Though it’s just a survey, the biennial report is constantly invoked by transportation leaders as the philosophical basis for changing the pecking order on city streets.
The Seattle Department of Transportation plans to reduce the vehicle speed limit downtown to 25 mph this year, to squeeze bicycle lanes onto Fourth and Fifth avenues within three years, and to ban certain right turns on red for pedestrian safety. The City Council hopes to run streetcars in exclusive lanes along First Avenue someday.
As car driving wanes in priority for city planners, it becomes increasingly frustrating for motorists.
Many were irritated by the new left-turn signals and loading zones along the new Second Avenue bikeway last year. Years of Mercer Street construction have caused gridlock. And more recently, drivers risk a $124 citation in the Bell Street “woonerf” — a pedestrian-friendly stretch where cars may travel no more than one block.
On-street parking is more scarce and more expensive than five years ago.
But business and environmental groups say it’s impossible to sustain downtown growth by adding cars.
South Lake Union
Kubly said there’s an urgent need to build transit ridership in booming South Lake Union, where some 46 percent of workers drive to work alone.
Streets could become impassable within a couple years, when the first two 38-story towers of Amazon’s Rufus 2.0 campus are finished south of clogged Denny Way. Just north of Denny, five residential towers of 29 to 40 stories are proposed between Westlake and Fairview avenues.
The DSA’s strategy isn’t entirely about coaxing drivers out of their cars.
During the association’s State of Downtown Economic Forum breakfast Wednesday, attended by 1,000 people, a company called Parkt unveiled a phone app to attract drivers to shop downtown. They might park in a garage, then get discounts on parking fees — for instance, maybe a $4 credit for buying $150 worth of clothes. It’s like a paper validation ticket, but using QR codes and software.
Even former Mayor Mike McGinn, who frequently bicycled to City Hall from Greenwood,found $2.5 million in city funds to install a network of “e-Park” signs that show available garage spaces, collaborating with DSA in 2010.
With a population of 652,000, Seattle is the fastest-growing large U.S. city, and in recent years surpassed Boston, Washington, D.C., and Baltimore in growth.
While the percentage of solo commuters in central Seattle dropped 3 points, overall traffic and congestion stayed the same as in 2012, Commute Seattle said.
State highway counts show that driving and bus times from the suburbs have worsened — to the point where motorists from Everett must allow 80 minutes to consistently reach downtown Seattle on time in the morning.
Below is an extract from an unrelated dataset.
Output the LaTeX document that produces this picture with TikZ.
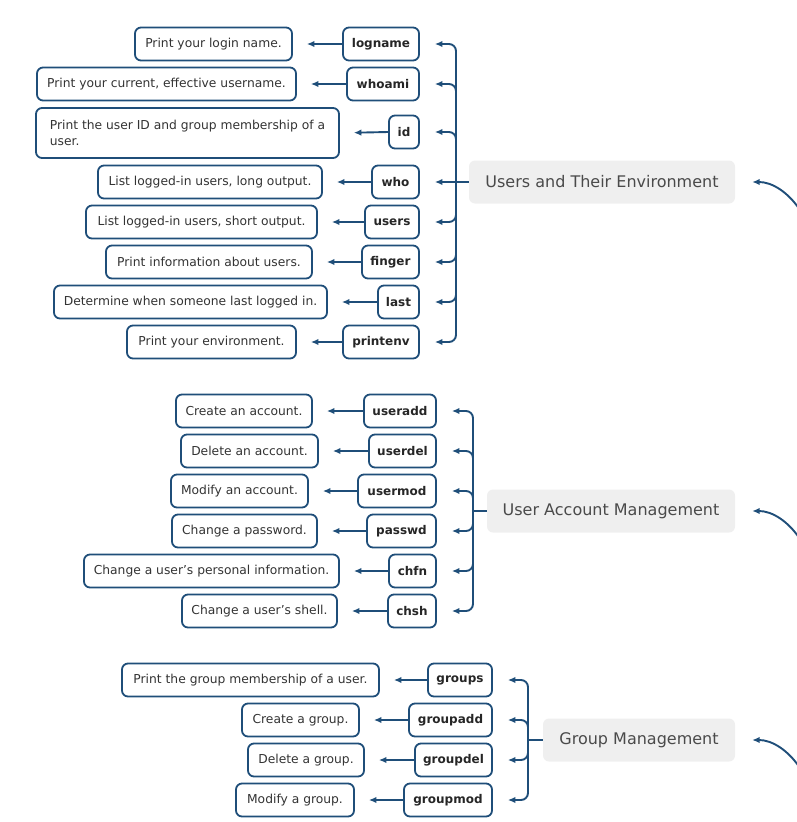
\documentclass[tikz,border=0pt]{standalone}
\usepackage{fontspec}
\setmainfont{DejaVu Sans}
\usetikzlibrary{arrows.meta}
\definecolor{bordc}{HTML}{1F4E79}
\definecolor{textc}{HTML}{333333}
\definecolor{catfill}{HTML}{EFEFEF}
\definecolor{cattext}{HTML}{4A4A4A}
\newcommand\fnt[2]{\fontsize{#1}{#2}\selectfont}
\newcommand\descbox[6]{\node[descnode, minimum width={#4-#3}, minimum height=#6] (#1) at ({(#3+#4)/2},#5) {#2};}
\newcommand\cmdbox[5]{\node[cmdnode, minimum width={#4-#3}] (#1) at ({(#3+#4)/2},#5) {#2};}
\newcommand\catbox[5]{\node[catnode, minimum width={#4-#3}] (#1) at ({(#3+#4)/2},#5) {#2};}
\begin{document}
\begin{tikzpicture}[x=1pt,y=-1pt,
  descnode/.style={draw=bordc, line width=1.8pt, rounded corners=6pt, fill=white,
    text=textc, inner sep=0pt, font=\fnt{12.3}{16.5}, align=left},
  cmdnode/.style={draw=bordc, line width=1.8pt, rounded corners=6pt, fill=white,
    text=black!85, inner sep=0pt, minimum height=33pt, font=\fnt{12}{14}\bfseries},
  catnode/.style={fill=catfill, rounded corners=6pt, text=cattext, inner sep=0pt,
    minimum height=43pt, font=\fnt{16}{18}},
  conn/.style={draw=bordc, line width=1.9pt, -{Latex[length=7.5pt,width=6.5pt]}},
  branch/.style={conn, rounded corners=7pt, shorten >=15pt},
  leaf/.style={conn, shorten >=14pt},
  parent/.style={conn, shorten >=17pt}
]
\useasboundingbox (0,0) rectangle (797,822);
% ---------- Section 1
\catbox{c1}{Users and Their Environment}{469}{735}{182}
\cmdbox{logname}{logname}{343}{419}{44}
\cmdbox{whoami}{whoami}{347}{419}{84}
\cmdbox{id}{id}{389}{419}{132}
\cmdbox{who}{who}{372}{419}{182}
\cmdbox{users}{users}{365}{419}{222}
\cmdbox{finger}{finger}{362}{419}{262}
\cmdbox{last}{last}{378}{419}{302}
\cmdbox{printenv}{printenv}{343}{419}{342}
\descbox{dlogname}{Print your login name.}{135}{292}{44}{33pt}
\descbox{dwhoami}{Print your current, effective username.}{37}{296}{84}{33pt}
\descbox{did}{Print the user ID and group membership of a\\user.}{36}{339}{133}{50pt}
\descbox{dwho}{List logged-in users, long output.}{98}{322}{182}{33pt}
\descbox{dusers}{List logged-in users, short output.}{86}{317}{222}{33pt}
\descbox{dfinger}{Print information about users.}{106}{312}{262}{33pt}
\descbox{dlast}{Determine when someone last logged in.}{54}{327}{302}{33pt}
\descbox{dprintenv}{Print your environment.}{127}{296}{342}{33pt}
\coordinate (b1) at (456,182);
\draw[conn, -] (c1.west) -- (b1);
\foreach \n in {logname,whoami,id,users,finger,last,printenv}{
  \draw[branch] (b1) |- (\n.east);
  \draw[leaf] (\n.west) -- (d\n.east);
}
\draw[branch] (b1) -- (who.east);
\draw[leaf] (who.west) -- (dwho.east);
\coordinate (p1) at (800,210);
\draw[parent] (p1) .. controls (788,192) and (772,182) .. (c1.east);
% ---------- Section 2
\catbox{c2}{User Account Management}{487}{735}{511}
\cmdbox{useradd}{useradd}{364}{436}{411}
\cmdbox{userdel}{userdel}{369}{436}{451}
\cmdbox{usermod}{usermod}{358}{436}{491}
\cmdbox{passwd}{passwd}{367}{436}{531}
\cmdbox{chfn}{chfn}{389}{436}{571}
\cmdbox{chsh}{chsh}{388}{436}{611}
\descbox{duseradd}{Create an account.}{176}{312}{411}{33pt}
\descbox{duserdel}{Delete an account.}{181}{318}{451}{33pt}
\descbox{dusermod}{Modify an account.}{171}{308}{491}{33pt}
\descbox{dpasswd}{Change a password.}{172}{317}{531}{33pt}
\descbox{dchfn}{Change a user’s personal information.}{84}{339}{571}{33pt}
\descbox{dchsh}{Change a user’s shell.}{182}{337}{611}{33pt}
\coordinate (b2) at (473,511);
\draw[conn, -] (c2.west) -- (b2);
\foreach \n in {useradd,userdel,usermod,passwd,chfn,chsh}{
  \draw[branch] (b2) |- (\n.east);
  \draw[leaf] (\n.west) -- (d\n.east);
}
\coordinate (p2) at (800,539);
\draw[parent] (p2) .. controls (788,521) and (772,511) .. (c2.east);
% ---------- Section 3
\catbox{c3}{Group Management}{543}{735}{740}
\cmdbox{groups}{groups}{428}{492}{680}
\cmdbox{groupadd}{groupadd}{409}{492}{720}
\cmdbox{groupdel}{groupdel}{415}{492}{760}
\cmdbox{groupmod}{groupmod}{404}{492}{800}
\descbox{dgroups}{Print the group membership of a user.}{122}{379}{680}{33pt}
\descbox{dgroupadd}{Create a group.}{242}{359}{720}{33pt}
\descbox{dgroupdel}{Delete a group.}{248}{364}{760}{33pt}
\descbox{dgroupmod}{Modify a group.}{236}{354}{800}{33pt}
\coordinate (b3) at (528,740);
\draw[conn, -] (c3.west) -- (b3);
\foreach \n in {groups,groupadd,groupdel,groupmod}{
  \draw[branch] (b3) |- (\n.east);
  \draw[leaf] (\n.west) -- (d\n.east);
}
\coordinate (p3) at (800,768);
\draw[parent] (p3) .. controls (788,750) and (772,740) .. (c3.east);
\end{tikzpicture}
\end{document}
Cars remain king in the broader Puget Sound region.
Census surveys last year found 70 percent of employees drive alone, 10 percent carpool or van pool, 9 percent use transit, 4 percent walk and 5 percent work at home in Kitsap, Snohomish, King and Pierce counties combined, says the Puget Sound Regional Council.
Even as officials extol the virtues of transit, 25,000 bus passengers will be subjected to delays next month when the state temporarily closes the Aurora Avenue North bus lanes to install electronic message signs for the Highway 99 tunnel project.
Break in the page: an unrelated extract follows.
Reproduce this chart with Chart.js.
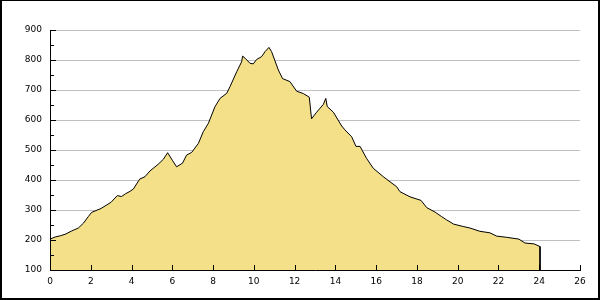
<!DOCTYPE html>
<html>
<head>
<meta charset="utf-8">
<script src="https://cdn.jsdelivr.net/npm/chart.js@4"></script>
<style>
  html, body { margin: 0; padding: 0; background: #fff; }
  canvas { display: block; }
</style>
</head>
<body>
<canvas id="c" width="600" height="300"></canvas>
<script>
const distKm = [0, 0.25, 0.5, 0.74, 1.06, 1.39, 1.64, 1.88, 2.04, 2.5, 3.0, 3.3, 3.51, 3.7, 3.92, 4.09, 4.4, 4.66, 4.9, 5.3, 5.56, 5.77, 6.0, 6.21, 6.5, 6.7, 6.95, 7.28, 7.52, 7.77, 8.09, 8.34, 8.67, 8.83, 9.16, 9.4, 9.45, 9.57, 9.81, 9.97, 10.14, 10.38, 10.55, 10.74, 10.87, 11.2, 11.41, 11.77, 12.1, 12.43, 12.72, 12.83, 13.08, 13.41, 13.53, 13.6, 13.9, 14.31, 14.47, 14.8, 15.01, 15.21, 15.53, 15.86, 16.35, 16.68, 17.0, 17.17, 17.66, 18.2, 18.48, 18.89, 19.21, 19.46, 19.8, 20.27, 20.6, 21.09, 21.58, 21.91, 22.4, 23.0, 23.3, 23.75, 24.04, 24.04];
const elevM = [203, 210, 214, 219, 230, 240, 256, 278, 292, 305, 326, 348, 345, 354, 362, 370, 403, 411, 430, 452, 469, 491, 466, 444, 456, 483, 492, 522, 561, 589, 644, 672, 689, 711, 761, 794, 813, 806, 789, 787, 802, 811, 828, 842, 828, 767, 738, 728, 696, 688, 676, 604, 626, 652, 672, 645, 626, 580, 567, 544, 512, 512, 472, 439, 411, 394, 378, 361, 344, 332, 308, 293, 278, 267, 253, 245, 240, 229, 224, 213, 209, 203, 190, 187, 178, 100];
const xTickValues = [0, 2, 4, 6, 8, 10, 12, 14, 16, 18, 20, 22, 24, 26];
const yTickValues = [100, 200, 300, 400, 500, 600, 700, 800, 900];
const yMinorTickValues = [150, 250, 350, 450, 550, 650, 750, 850];

const points = distKm.map((d, i) => ({ x: d, y: elevM[i] }));

const axesPlugin = {
  id: 'axesPlugin',
  afterDatasetsDraw(chart) {
    const ctx = chart.ctx;
    const xs = chart.scales.x, ys = chart.scales.y;
    const L = Math.round(xs.left), R = Math.round(xs.right);
    const T = Math.round(ys.top), B = Math.round(ys.bottom);
    ctx.save();
    ctx.strokeStyle = '#000';
    ctx.lineWidth = 1;
    ctx.beginPath();
    // axis lines
    ctx.moveTo(L + 0.5, T); ctx.lineTo(L + 0.5, B + 1);
    ctx.moveTo(L, B + 0.5); ctx.lineTo(R + 1, B + 0.5);
    // y ticks (inward)
    yTickValues.forEach(v => {
      const p = Math.round(ys.getPixelForValue(v)) + 0.5;
      ctx.moveTo(L, p); ctx.lineTo(L + 6, p);
    });
    yMinorTickValues.forEach(v => {
      const p = Math.round(ys.getPixelForValue(v)) + 0.5;
      ctx.moveTo(L, p); ctx.lineTo(L + 4, p);
    });
    // x ticks (inward)
    xTickValues.forEach(v => {
      const p = Math.round(xs.getPixelForValue(v)) + 0.5;
      ctx.moveTo(p, B); ctx.lineTo(p, B - 5);
    });
    ctx.stroke();
    ctx.restore();
  },
  afterDraw(chart) {
    const ctx = chart.ctx;
    ctx.save();
    ctx.fillStyle = '#000';
    ctx.fillRect(0, 0, 600, 1);
    ctx.fillRect(0, 0, 2, 300);
    ctx.fillRect(598, 0, 2, 300);
    ctx.fillRect(0, 298, 600, 2);
    ctx.restore();
  }
};

new Chart(document.getElementById('c'), {
  type: 'line',
  data: {
    datasets: [{
      data: points,
      borderColor: '#000000',
      borderWidth: 1,
      backgroundColor: '#F5E08A',
      fill: 'start',
      pointRadius: 0,
      tension: 0
    }]
  },
  options: {
    responsive: false,
    animation: false,
    layout: { padding: { left: 0, top: 30, right: 20, bottom: 0 } },
    plugins: { legend: { display: false }, tooltip: { enabled: false } },
    scales: {
      x: {
        type: 'linear',
        min: 0, max: 26,
        afterBuildTicks: s => { s.ticks = xTickValues.map(v => ({ value: v })); },
        afterFit: s => { s.height = 30; },
        grid: { display: false, drawTicks: false },
        border: { display: false },
        ticks: { color: '#000', font: { family: 'DejaVu Sans', size: 9 }, padding: 6, maxRotation: 0, autoSkip: false }
      },
      y: {
        min: 100, max: 900,
        afterBuildTicks: s => { s.ticks = yTickValues.map(v => ({ value: v })); },
        afterFit: s => { s.width = 50; },
        grid: { color: '#c0c0c0', lineWidth: 1, drawTicks: false },
        border: { display: false },
        ticks: { color: '#000', font: { family: 'DejaVu Sans', size: 9 }, padding: 8, autoSkip: false }
      }
    }
  },
  plugins: [axesPlugin]
});
</script>
</body>
</html>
King County Metro Transit will send extra buses to relieve Aurora crowding, said General Manager Kevin Desmond.
Metro deployed similar relief buses on the RapidRide C Line in West Seattle, during its 2012-13 launch.
Kubly said Monday he hopes state managers can shorten what might be a 12-week pinch on Aurora. However, Desmond said he doesn’t believe spring slowdowns on Aurora would hinder transit growth long term.